── Material for this exercise

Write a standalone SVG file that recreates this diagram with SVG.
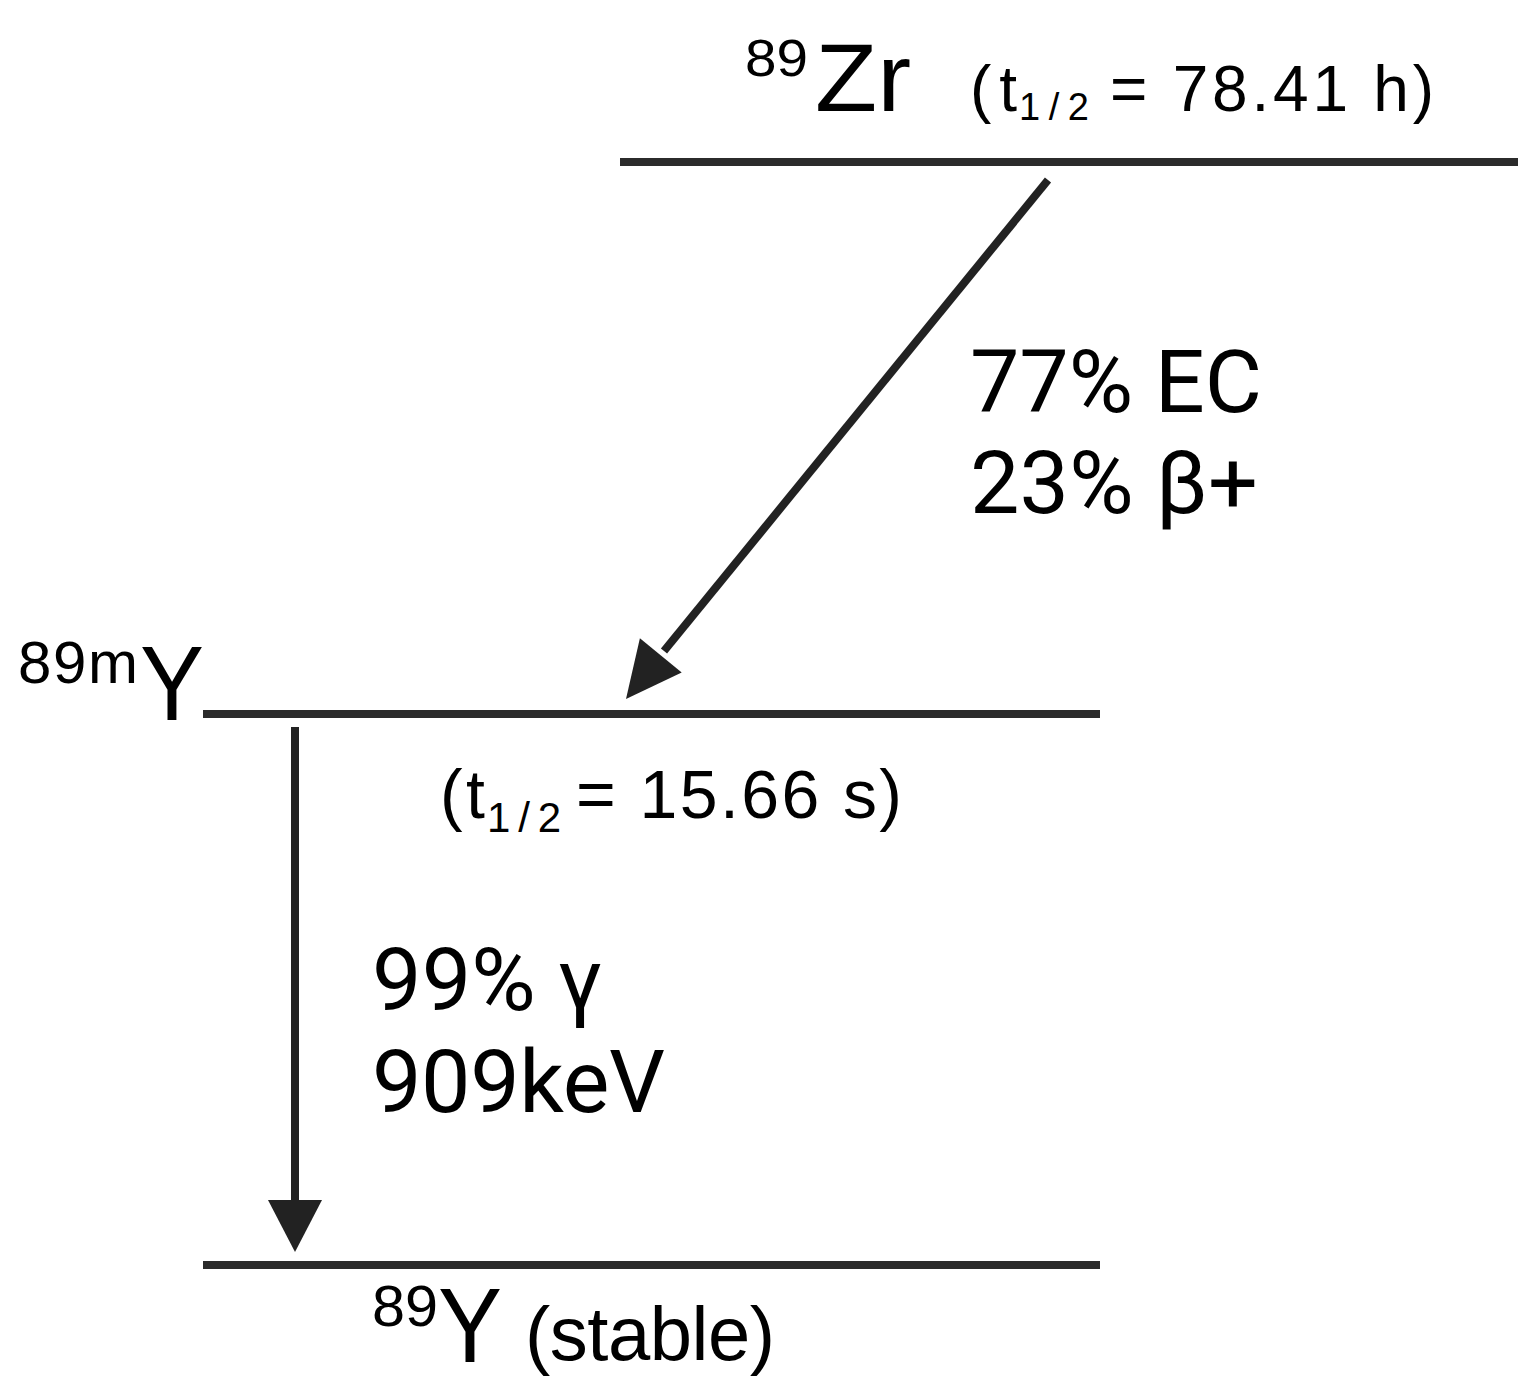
<svg xmlns="http://www.w3.org/2000/svg" width="1540" height="1395" viewBox="0 0 1540 1395">
<style>
text{font-family:"Liberation Sans",Arial,sans-serif;fill:#000}
.lvl{stroke:#2b2b2b;stroke-width:8}
.arr{stroke:#222;stroke-width:8}
.head{fill:#222}
.big{font-family:Roboto,"Liberation Sans",sans-serif;font-size:88px}
</style>
<rect width="1540" height="1395" fill="#fff"/>
<g id="zr89">
<line class="lvl" x1="620" y1="162" x2="1518" y2="162"/>
<text x="745" y="76" font-size="52" textLength="63" lengthAdjust="spacingAndGlyphs">89</text>
<text x="815" y="111" font-size="96" textLength="96" lengthAdjust="spacingAndGlyphs">Zr</text>
<text x="970" y="111" font-size="64" textLength="47" lengthAdjust="spacing">(t</text>
<text x="1019" y="120" font-size="38" textLength="70" lengthAdjust="spacing">1/2</text>
<text x="1110" y="111" font-size="64" textLength="324" lengthAdjust="spacing">= 78.41 h)</text>
</g>
<g id="y89m">
<line class="lvl" x1="203" y1="714" x2="1100" y2="714"/>
<text x="18" y="683" font-size="60" textLength="120" lengthAdjust="spacing">89m</text>
<text x="140" y="720" font-size="106" textLength="64" lengthAdjust="spacingAndGlyphs">Y</text>
<text x="440" y="818" font-size="68" textLength="45" lengthAdjust="spacing">(t</text>
<text x="487" y="832" font-size="42" textLength="74" lengthAdjust="spacing">1/2</text>
<text x="576" y="818" font-size="68" textLength="326" lengthAdjust="spacing">= 15.66 s)</text>
</g>
<g id="y89">
<line class="lvl" x1="203" y1="1265" x2="1100" y2="1265"/>
<text x="372" y="1326" font-size="58" textLength="66" lengthAdjust="spacingAndGlyphs">89</text>
<text x="438" y="1362" font-size="106" textLength="64" lengthAdjust="spacingAndGlyphs">Y</text>
<text x="525" y="1360" font-size="76" textLength="250" lengthAdjust="spacing">(stable)</text>
</g>
<g id="connectors">
<line class="arr" x1="1048" y1="180" x2="664" y2="651"/>
<polygon class="head" points="626,699 681.7,672.5 639.9,638.3"/>
<line class="arr" x1="295" y1="727" x2="295" y2="1205"/>
<polygon class="head" points="268,1200 322,1200 295,1252"/>
<text x="970" y="412" class="big" textLength="292" lengthAdjust="spacing">77% EC</text>
<text x="970" y="513" class="big" textLength="288" lengthAdjust="spacing">23% β+</text>
<text x="372" y="1010" class="big" textLength="230" lengthAdjust="spacing">99% γ</text>
<text x="372" y="1112" class="big" textLength="293" lengthAdjust="spacing">909keV</text>
</g>
</svg>
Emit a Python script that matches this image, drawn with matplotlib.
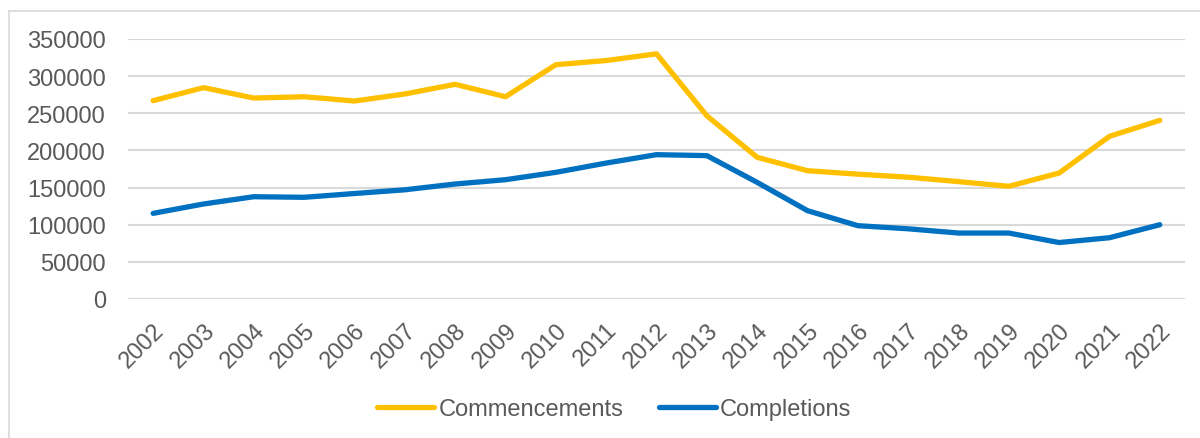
import matplotlib.pyplot as plt
from matplotlib.lines import Line2D

years = [str(y) for y in range(2002, 2023)]
commencements = [267000, 284500, 270500, 272300, 266500, 276000, 289000, 272300, 315400,
                 321000, 330000, 246700, 190700, 172700, 168000, 164000, 158000, 151700,
                 169600, 219000, 240500]
completions = [115300, 127900, 137700, 136900, 142000, 147000, 154800, 160600, 170500,
               183000, 194300, 193000, 157000, 118900, 98700, 94500, 88800, 88800,
               76000, 82500, 100000]

plt.rcParams["font.family"] = ["Liberation Sans", "DejaVu Sans"]
TXT = "#595959"

fig = plt.figure(figsize=(12, 4.39), dpi=100)
ax = fig.add_axes([128 / 1200, 1 - 300 / 439, (1185 - 128) / 1200, 260 / 439])

x = list(range(len(years)))
ax.plot(x, commencements, color="#FFC000", lw=3.8, solid_capstyle="round", label="Commencements")
ax.plot(x, completions, color="#0070C0", lw=3.8, solid_capstyle="round", label="Completions")

ax.set_xlim(-0.5, len(years) - 0.5)
ax.set_ylim(0, 350000)
ax.set_yticks(range(0, 350001, 50000))
ax.set_yticklabels([str(v) for v in range(0, 350001, 50000)], fontsize=17, color=TXT)
ax.set_xticks(x)
ax.set_xticklabels(years, fontsize=17, color=TXT, rotation=45, ha="right", va="top",
                   rotation_mode="anchor")
ax.tick_params(axis="x", length=0, pad=14)
ax.tick_params(axis="y", length=0, pad=16)
ax.grid(axis="y", color="#D9D9D9", lw=1.5)
ax.set_axisbelow(True)
for s in ax.spines.values():
    s.set_visible(False)

handles = [Line2D([], [], color="#FFC000", lw=3.8, solid_capstyle="round"),
           Line2D([], [], color="#0070C0", lw=3.8, solid_capstyle="round")]
fig.legend(handles, ["Commencements", "Completions"], loc="center", ncol=2,
           bbox_to_anchor=(0.512, 1 - 410 / 439), frameon=False, fontsize=17,
           labelcolor=TXT, handlelength=2.4, handletextpad=0.2, columnspacing=1.5)

# outer chart border (top and left visible)
fig.add_artist(Line2D([9 / 1200, 9 / 1200], [0, 1 - 12 / 439], color="#D9D9D9", lw=1.2,
                      transform=fig.transFigure))
fig.add_artist(Line2D([9 / 1200, 1], [1 - 12 / 439, 1 - 12 / 439], color="#D9D9D9", lw=1.2,
                      transform=fig.transFigure))

fig.savefig("out.png", dpi=100)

────

(Exercise details) Omit all pictures and repeat exactly the lines from the one containing "Emit a Python" through the one containing "ax = fig.add_axes([128", ends included, with nothing added.

(Completed exercise)
Emit a Python script that matches this image, drawn with matplotlib.
import matplotlib.pyplot as plt
from matplotlib.lines import Line2D

years = [str(y) for y in range(2002, 2023)]
commencements = [267000, 284500, 270500, 272300, 266500, 276000, 289000, 272300, 315400,
                 321000, 330000, 246700, 190700, 172700, 168000, 164000, 158000, 151700,
                 169600, 219000, 240500]
completions = [115300, 127900, 137700, 136900, 142000, 147000, 154800, 160600, 170500,
               183000, 194300, 193000, 157000, 118900, 98700, 94500, 88800, 88800,
               76000, 82500, 100000]

plt.rcParams["font.family"] = ["Liberation Sans", "DejaVu Sans"]
TXT = "#595959"

fig = plt.figure(figsize=(12, 4.39), dpi=100)
ax = fig.add_axes([128 / 1200, 1 - 300 / 439, (1185 - 128) / 1200, 260 / 439])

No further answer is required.